Of course, even Simpson, acquitted of double-murder charges but
still guilty in the minds of countless Americans, including the
12 members of a civil jury that found him liable for the deaths,
knows that given the choice between playing and not playing,
golfers would tee it up with Mussolini if they had to.
So this is how Simpson will play out his life. Effectively
banished from the posh Riviera Country Club (his status is
"inactive"), where he has been a member for almost a decade, and
not exactly somebody you'd like to sponsor at any club anywhere
else in the world--You want us to consider whom?--the 1968
Heisman Trophy winner and NFL Hall of Fame running back is
confined to a world of shaggy greens, divot-ravaged tee boxes
and $1.95 fried-egg sandwiches: a minimum-security facility
known as public golf. He has no choice. He's a golf addict.
"Some days my mom and my sister [who live with him, along with
his two youngest kids and his brother-in-law] notice how tense I
am, and they say, 'Why don't you go play golf?' and I'll say, 'I
played this morning!'" says Simpson, who also talked with me for
30 minutes by telephone last week. "For five hours a day golf
takes all my concentration, and nobody bugs me. People are good
about it. It's like a golf course is kind of sacred. If I didn't
have golf, I'd be in Bellevue."
A lot of the regulars at Rancho Park, where Simpson plays two to
three times a week--"two to three times a week too many,"
grumbles assistant pro Paul Hopps--wish he were in Bellevue or
Leavenworth or anywhere else. He is a kind of human unplayable
lie. "If he ever gets in my group," says two-time Rancho Park
club champion Nicolas Beauvy, "I'll walk away. Just having him
around here makes my skin crawl."
Simpson gets no preferential treatment at Rancho Park. Just to
get a weekend tee time, he must call the computerized
reservation line at 5 a.m. a week before and hold for at least
an hour, until the system starts assigning times. Failing that,
he shows up on the day he wants to play and puts his name on the
singles list.
Simpson on a golf course is like having a wolf on the loose.
Most people will look, but they won't get close. There are few
autograph requests after he putts out on 18 and passes the
golfers who are practicing at Rancho's dusty two-tiered driving
range. There's whispering, there's pointing, but when he looks
toward the range, there are suddenly a lot of heads snapping
back to check foot alignment. And when he and his three playing
partners that day take a table in the dim and bare Rancho bar to
play the 19th hole, you can't help but notice that they are soon
isolated from other groups.

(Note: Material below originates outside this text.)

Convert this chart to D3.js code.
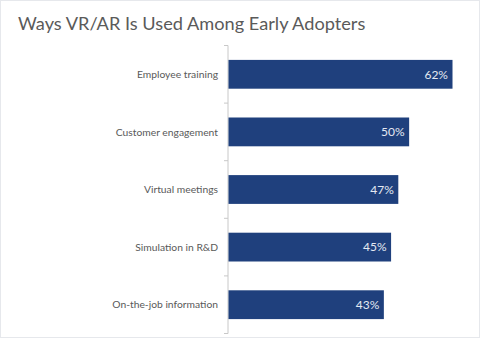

Not that it's anything new. You'd be
amazed how many half-empty restaurants Simpson walks into that
have an hour wait. "Hey, I'm not naive," he says in the Rancho
bar. "I know that, looking around in this room, a lot of people
think I'm an a------. I mean, it's easy to be anti-me. But
nobody can say I wasn't nice to them and polite and cordial to
them through this whole thing [his criminal and civil trials]."
One twentysomething Rancho regular, who begged anonymity, says
Simpson flirts with her, adding, "He asked me one day, 'Do you
believe in love at seventh sight?' And I said, 'O.J., if I went
out with you, my parents would kill me. And my girlfriend would
kill me. And then you'd kill me. Then where would I be?'"
Simpson actually laughed at that one. He even has a favorite
O.J. joke. "O.K.," he says. "O.J. and A.C. [Al Cowlings] are in
the Bronco. And O.J. is pissed. He goes, 'I said Costa Rica,
mother------! Not Costa Mesa!'"
It is a curious situation. A guy who used to frolic at country
clubs with movie stars while the valets washed his car now hits
striped balls off sickly green driving-range mats while waiting
for his turn on one of the most-played courses in America. "He
gets the freeze out here," says Beauvy. Of course, some freezes
thaw quicker than others. One night Simpson finished his second
Heineken and left. The barmaid, who had cold-shouldered him,
watched him go and then rushed to his table. She grabbed his
signed scorecard and tucked it in the pocket of her apron. "A
signed O.J. card?" she shrieked. "That's 300 bucks!"
"I don't feel unwelcome," Simpson says. "Usually when I come out
alone, I'll be on the putting green, and people will yell over,
'Juice, you need a game? Play with us.' I get that all the time."
A lot of his golfmates are people he has met since he was
acquitted of the criminal charges, like ad salesman Ken Smitley.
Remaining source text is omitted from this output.